Yes Lumen is the unit that I want to use since it is a measure of the power of light perceived by the human eye (cf Wikipedia).
The goal being to detect possible sources of glare, or under-lit zones in a building sheltering sports activities.

Cheers,

--
Olivier
By tokiop
#317981
Hello Olivier,

Gradient map in Gimp : Color > Map > Map Gradient
In photoshop it must be in "image adjustment", but there is also a gradient map "adjustment layer" which is more usable.
It maps a custom gradient on the image's black->white gradient's values, here a rainbow gradient.

The clayrender test was more to see how much light fall on the surface, if you need to better show glare (light source reflection in the sport player's eyes?) you might test making your materials 100% black and keeping only their respective glossiness/reflection values (or use specular layer output if it is working in MR2?).. hdr help to have a wider scale of light-values.

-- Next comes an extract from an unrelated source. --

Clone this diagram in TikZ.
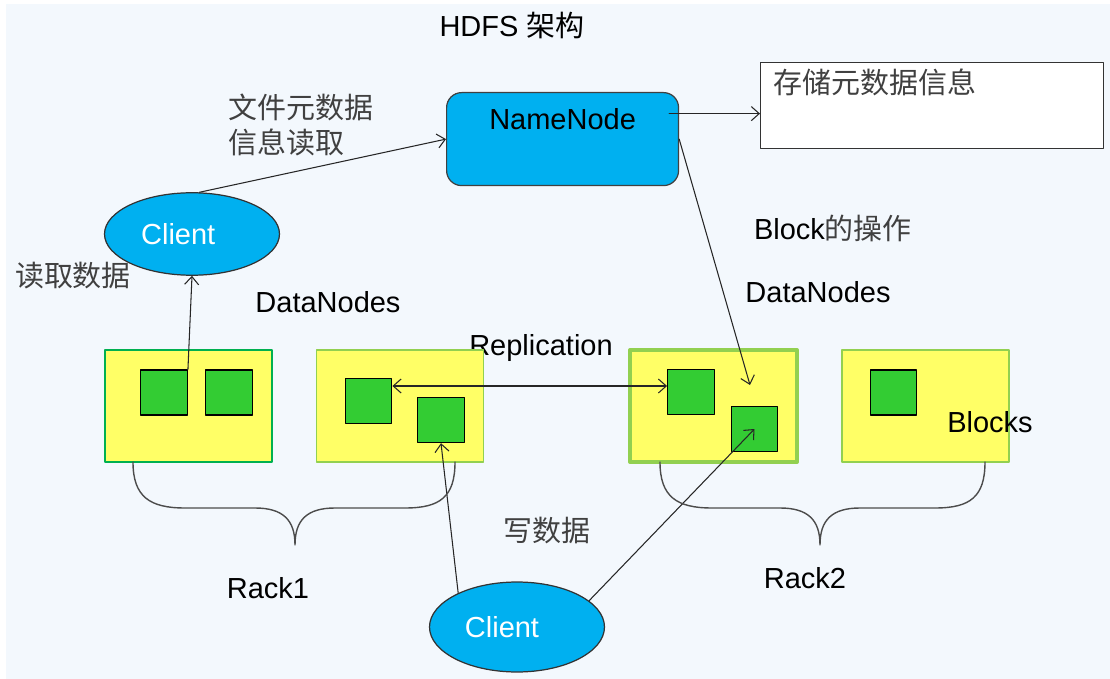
\documentclass[tikz,border=0pt]{standalone}
\usepackage{fontspec}
\setmainfont{Liberation Sans}
\newfontfamily\cjk{Noto Sans CJK SC}
\usepackage{tikz}
\usetikzlibrary{arrows,arrows.meta,shapes.geometric}
\definecolor{bgblue}{HTML}{F3F8FD}
\definecolor{nncyan}{HTML}{00B0F0}
\definecolor{rackyel}{HTML}{FFFF66}
\definecolor{blkgrn}{HTML}{33CC33}
\definecolor{edgegrn}{HTML}{92D050}
\definecolor{darkgrn}{HTML}{00B050}

\begin{document}
\begin{tikzpicture}[line cap=round,line join=round,>={Straight Barb[length=4.5pt,width=8pt]},x=0.02cm,y=-0.02cm,
  txt/.style={font=\fontsize{16.5}{19.8}\selectfont,inner sep=0pt},
  zh/.style={font=\fontsize{16.5}{19.8}\selectfont\cjk,text=black!75,inner sep=0pt},
  client/.style={ellipse,draw=black!80,fill=nncyan,line width=0.7pt,minimum width=3.5cm,
    font=\fontsize{16.5}{19.8}\selectfont,text=white},
  rackbox/.style={draw=edgegrn,fill=rackyel,line width=0.8pt,minimum width=3.34cm,minimum height=2.24cm,inner sep=0pt},
  block/.style={draw=black,fill=blkgrn,line width=0.8pt,minimum width=0.93cm,minimum height=0.9cm,inner sep=0pt},
  conn/.style={black!85,line width=0.6pt}]
\useasboundingbox (0,0) rectangle (1110,679);
\fill[white] (0,0) rectangle (1110,679);
\fill[bgblue] (6,4) rectangle (1110,679);

\node[txt] (title) at (512,25) {HDFS {\cjk 架构}};

\node[draw=black!75,fill=nncyan,rounded corners=0.3cm,line width=0.7pt,anchor=north west,
  minimum width=4.64cm,inner ysep=0.18cm,text height=0.55cm,text depth=0.95cm,
  font=\fontsize{16.5}{19.8}\selectfont] (nn) at (446,92) {NameNode};
\node[draw=black!80,fill=white,line width=0.8pt,anchor=north west,text width=6.34cm,inner xsep=0.26cm,
  inner ysep=0.11cm,text height=0.5cm,text depth=1.0cm,font=\fontsize{16.5}{19.8}\selectfont\cjk,
  text=black!75] (store) at (760,62) {存储元数据信息};

\node[zh,anchor=west,align=left] (meta) at (228,125) {文件元数据\\信息读取};
\node[client,minimum height=1.65cm] (cli1) at (192,234) {\hspace*{-0.55cm}Client};
\node[zh] (readlbl) at (73,276) {读取数据};
\node[txt] (dn1) at (328,302) {DataNodes};
\node[txt] (dn2) at (818,292) {DataNodes};
\node[txt] (blkop) at (833,228) {Block{\cjk\color{black!75}的操作}};
\node[txt] (repl) at (541,348) {Replication};

\node[rackbox,draw=darkgrn] (rA) at (188.5,406) {};
\node[rackbox] (rB) at (400,406) {};
\node[rackbox,line width=2.3pt] (rC) at (713.5,406) {};
\node[rackbox] (rD) at (925.5,406) {};

\node[block] (a1) at (164,392.5) {};
\node[block] (a2) at (229,392.5) {};
\node[block] (b1) at (368.5,401) {};
\node[block] (b2) at (441,420) {};
\node[block] (c1) at (691,392) {};
\node[block] (c2) at (754.5,429) {};
\node[block] (d1) at (893.5,392.5) {};
\node[txt] (blocks) at (990,422) {Blocks};

\node[zh] (write) at (547,531) {写数据};
\node[txt] (rack1) at (268,588) {Rack1};
\node[txt] (rack2) at (805,578) {Rack2};
\node[client,minimum height=1.8cm] (cli2) at (517,627) {\hspace*{-0.6cm}Client};

\coordinate (optip) at (750,385);

\draw[conn,->] (cli1.80) -- (nn.west);
\draw[conn,->] ([xshift=-0.2cm,yshift=0.51cm]nn.east) -- ([yshift=0.51cm]nn.east -| store.west);
\draw[conn,->] (nn.east) -- (optip);
\draw[conn,->] (a1.north east) -- (cli1.south);
\draw[conn,<->] ([yshift=0.3cm]b1.east) -- ([yshift=0.3cm]b1.east -| c1.west);
\draw[conn,->] (cli2.150) -- (b2.south);
\draw[conn,->] (cli2.20) -- (c2.center);

\draw[black!70,line width=0.8pt] (133,462) .. controls (133,497) and (150,508) .. (185,508) -- (255,508)
  .. controls (283,508) and (295,520) .. (295,545) .. controls (295,520) and (307,508) .. (335,508)
  -- (405,508) .. controls (440,508) and (455,497) .. (455,462);
\draw[black!70,line width=0.8pt] (660,462) .. controls (660,497) and (677,508) .. (712,508) -- (780,508)
  .. controls (808,508) and (820,520) .. (820,545) .. controls (820,520) and (832,508) .. (860,508)
  -- (935,508) .. controls (970,508) and (985,497) .. (985,462);
\end{tikzpicture}
\end{document}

If you have a lumen limit that is ok for the sportmen, maybe just put an emiter of this value in your scene, and in the output image colorize any pixel that has higher value than the emitter's value.
By tokiop
#317983
Also I think human eye is very sensible and powerfull in "contrast adjustment", so the "glare in the eye" will depend of the ambiant light, and eye accomodation. To better view local contrasts in an image, you can use a "High Pass" filter, it will show for a given radius the variation in luminosity.